Thubelihle a obtenu une bourse d'études qui couvre ses frais de logement et de scolarité jusqu'à sa licence en sciences de l'éducation, à l'université de Pretoria.
Cette aide réservée aux jeunes filles vierges, est une initiative du district d'Uthukela, en pays zoulou, à environ 200 km au nord de la ville de Durban (est). Elle est destinée à réduire les grossesses précoces et la propagation du sida.
Son montant varie selon les cas, mais peut atteindre plusieurs milliers d'euros par an.
"Cette bourse d'études est capitale parce qu'elle va changer mon avenir. Je vais pouvoir conquérir le monde", s'enthousiasme Thubelihle, vêtue d'une mini-jupe jaune et verte et d'un tee-shirt relevé d'un collier de perles multicolores.
La bénéficiaire la plus âgée du programme, Bongiwe Sithole, a pu reprendre le chemin de la faculté grâce à cette bourse réservée aux vierges. A 32 ans, elle n'a jamais eu de relations sexuelles. "On obtient cette bourse, qu'on réussisse avec mention ou pas", souligne-t-elle.
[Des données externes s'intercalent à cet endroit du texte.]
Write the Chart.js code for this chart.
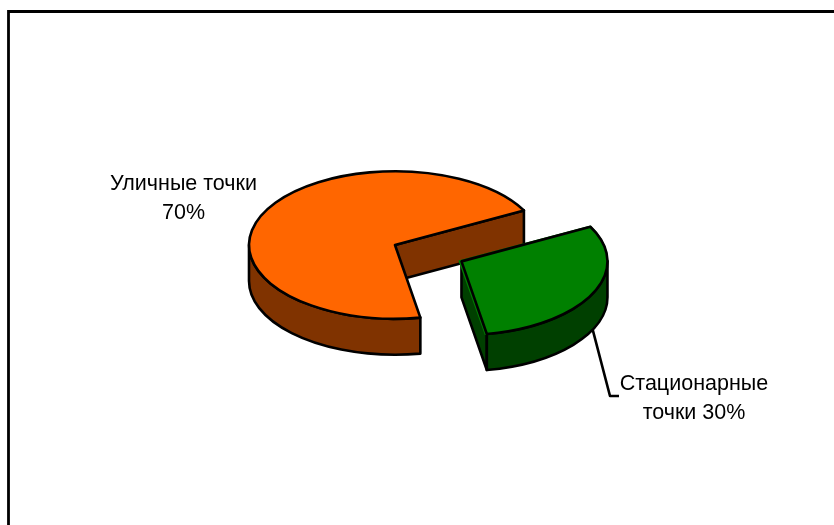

Chaque année, les 16 jeunes femmes de ce programme qui vient d'être lancé, baptisé "Bourse d'études pour les vierges", seront soumises à des tests, conduits par des femmes plus âgées qui examineront visuellement le vagin des étudiantes. Une technique qui n'est pas scientifiquement prouvée.
S'il s'est avéré qu'elles ont eu des relations sexuelles, la bourse leur sera supprimée.
Cette initiative créé une vive controverse, notamment parmi les militants des droits de l'Homme. Mais les autorités d'Uthukela le défendent bec et ongles.
"La principale raison pour laquelle la bourse d'études a été créée est que (...) dans notre district, nous avons un taux élevé de grossesses précoces chez les adolescentes, et de nombreux jeunes ont le sida", explique à l'AFP la maire Dudu Mazibuko.
Dans le district d'Uthukela qui compte 800.000 habitants, près de la moitié des 15-49 ans sont infectés par le sida, selon les statistiques de la municipalité.
Le nombre de grossesses précoces est aussi très élevé en Afrique du Sud, avec environ 25% des jeunes filles enceintes à l'âge de 19 ans, selon Africa Check, un site internet africain de vérification des faits.
Pour Dudu Mazibuko, l'idée de cette bourse d'études singulière vient des "vierges" elles-mêmes, qui se plaignaient de ne pas être reconnues alors que les jeunes femmes enceintes se voyaient "récompensées" par le gouvernement avec des allocations familiales.
- Des bourses discriminatoires ? -
Mais pour les défenseurs des droits des femmes, ce programme est discriminatoire et intrusif.
La présidente de la Ligue des femmes du Congrès national africain (ANC, au pouvoir) et ministre du Développement social, Bathabile Dlamini, qualifie les tests de virginité de "pratique manifestement dangereuse imprégnée de pratiques patriarcales destinées à opprimer les femmes".
Pour le commissaire chargé de l'Egalité entre les sexes, Mfanozelwe Shozi, le programme "semble très discriminatoire" et viole la Constitution dans la mesure où il fixe comme "condition" d'attribution la virginité des jeunes filles.
Des groupes de défense des droits de l'Homme s'inquiètent également que les tests conduits soient intrusifs. Des arguments que les intéressés réfutent.
"Les tests de virginité ne constituent pas une atteinte à l'intimité. J'aime qui je suis et cela me donne plus de dignité", affirme Thubelihle, qui se voit en "modèle" pour les autres jeunes filles.
"Cela se fait sur une base volontaire. Ce n'est pas douloureux, il n'y a aucune humiliation", poursuit la maire Mazibuko.
C'est une ancienne employée du ministère de la Santé, Dudu Zwane, âgée de 58 ans, qui conduit les tests. "Je réintroduis notre culture. Notre bayethe (roi zoulou traditionnel) dit de garder sa virginité", affirme-t-elle, en rappelant le taux de prévalence du sida.
La maire nie que les tests soient "sexistes" et précise qu'un programme comparable est à l'étude pour les garçons - sans expliquer comment leur virginité serait testée.
Elle met au défi ses détracteurs de "trouver de meilleures solutions" pour "combattre le sida" et "mettre fin aux grossesses précoces".
"On a pensé que ce système marcherait pour nous", affirme-t-elle.